If you were an advertiser would you shell out all that money for Cannes next year?
I don’t think I would although, mercifully, I’m not an advertiser.
But there does seem to be a groundswell of opinion that the Cannes Lions festival has lost its way – awarding nice bits of creativity (to be fair it styles itself a ‘festival of creativity’) which seem to have fuck all to do with advertiisng apart from having a brand attached to them.
My friend Dominic Mills makes the same kind of point about big Grand Prix winner ‘Dumb Ways To Die’ by McCann Melbourne for Metro Trains here. Actually I think Dominic’s a bit harsh on DWTD but he makes a fair point.
As we noted, scrolling through Adweek’s reel of the best Film ads at the festival yesterday, very few of them are ads as we used to know them and, more importantly most of the ads that still populate (or infest) the airwaves. And let’s not forget that telly, although its obituary has been written yearly since the internet went commercial, remains far and away the world’s biggest advertising medium and one that’s still growing at a healthy rate.
So why were so few ads (as opposed to public service films or bits of internet whimsy) awarded? Is it because the various juries were too busy peering up their collected arses or because most ads these days are crap?
In the aggregate I can only talk about the UK; I tend to see or be sent only the best from other countries. But anyone who sits through an hour or two of commercial television (which I tend not to do other than Sky Sports) should be horrified by the prevailing creative standard.
It never was true that there was a golden age of British advertising where the ads were better than the programmes – if only because the programmes, in a four channel world, were actually better then than they are now.
But the big TV advertisers now seem to be price comparison websites – to a man all crap even when they change strategy as Confused.com and Gocompare.com have done recently:
At least Brian the Robot is an idea, it’s just not a very good one. Gocompare is almost unwatchable.
Then you’ve got betting companies, like this for BetVictor.
Unwatchable doesn’t begin to describe it.

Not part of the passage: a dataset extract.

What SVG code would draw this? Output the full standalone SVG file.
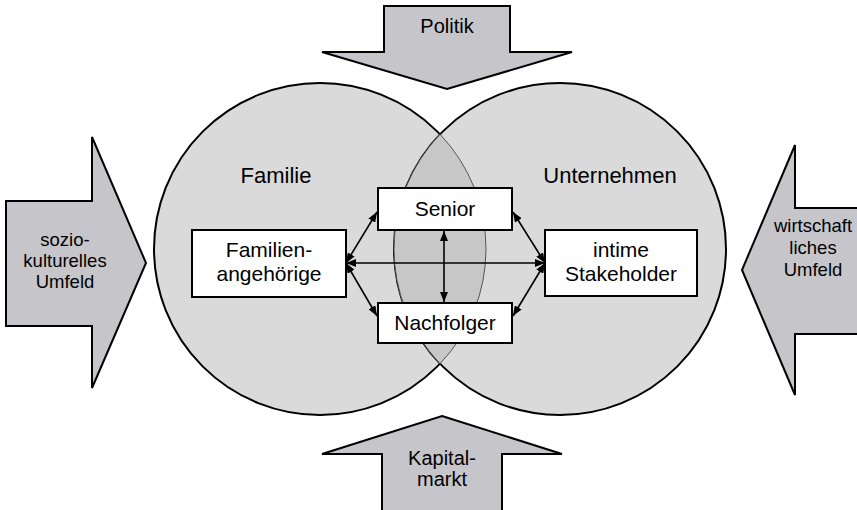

Even in the bad old days of Allen Brady & Marsh this would have been deemed an atrocity.
Let’s rewind a bit and go to an undeniably capable agency, AMV/BBDO, and a big, proper client – Mars brand Snickers. They decided to use Joan Collins, truly a blast from the past, to create, presumably, a funny Seventies style ad. Like this one from the great CDP:
But what they came up with was this:
It isn’t funny, it doesn’t say anything about Snickers either. What’s the point?
All this has taken us away from advertisers and Cannes – or, indeed, any other awards scheme – but it says something about the standard of creativity in the UK (and all the above stuff comes from top 20 agencies who pride themselves on their creativity) and, maybe, explains why so few ‘proper ads’ won big at Cannes.
So maybe we shouldn’t blame the jurors, not entirely anyway. But it’s still true that the definition of what advertising is has become so loose that even really good ads don’t have much of a chance against all those public service films for good causes. These days there’s even a Grand Prix for Good:
It’s a nice enough effort from BBDO Dusseldorf for the WWF but is it worth a Grand Prix? Why didn’t Dumb Ways To Die win this too? It had more right to do so than win the Radio Grand Prix with a bit of soundtrack, surely?
But we digress again. If I was a client in charge of paying the bills I’d advise my marketing department to spend more time (and money) trying to extract decent advertising from the company’s agencies than on swanning off to Cannes to see a load of stuff of no relevance to the commercial marketplace at all.
That’s if they recognise good advertising of course. It seems to be the case that the more clients go to Cannes to immerse themselves in the wonderful world of creativity, the worse their actual advertising gets.